Though the constitution, drawn up under Mr. Chavez's own administration, requires 20 percent of all voters to back a referendum, opposition groups collected 1 million signatures more than should have been needed for the recall vote. These signatures were rigorously audited by a nonpartisan civic group before being forwarded to the electoral commission. Yet, after delaying its response for weeks, the commission, dominated by Mr. Chavez's supporters, rejected 1.6 million of them, or nearly half the total. To do so, it invented requirements that didn't previously exist. Most notably, it threw out 876,000 signatures, each accompanied by a thumbprint, because someone other than the voter had entered registration details on the petition.
Mr. Chavez's functionaries subsequently announced that they would give about a million of those stricken from the list a chance to restore their names -- but only if they appear in a limited number of registration centers during one two-day period. In practice, that poses a next-to-impossible logistical challenge to the opposition, even if there were no harassment from Mr. Chavez's police and civilian goon squads. But attempts by the foreign mediators to reverse this Kafkaesque coup have so far been unsuccessful.

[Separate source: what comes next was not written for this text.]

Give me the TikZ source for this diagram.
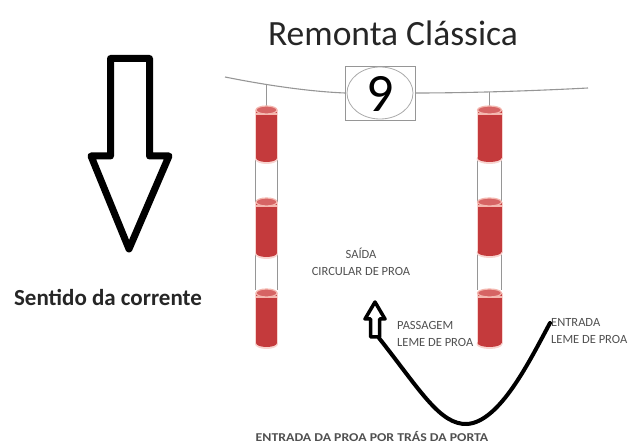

Mr. Chavez, who has built a strong alliance with Cuba's Fidel Castro and imported thousands of Cuban personnel, appears eager for a domestic and international confrontation. Last weekend he called President Bush an "illegitimate" president, referred to him with a vulgar epithet and threatened to cut off oil supplies to the United States. Opposition leaders say that more than 300 people have been arrested in recent days, and that some have been tortured. Given the Bush administration's weak position in the region, hope for a peaceful or democratic solution rests mostly with Venezuela's Latin American neighbors, starting with Brazil. If Mr. Chavez continues to deny his people a democratic vote, leaders from those nations must be prepared to invoke the Democracy Charter of the OAS and threaten him with the isolation reserved for autocrats.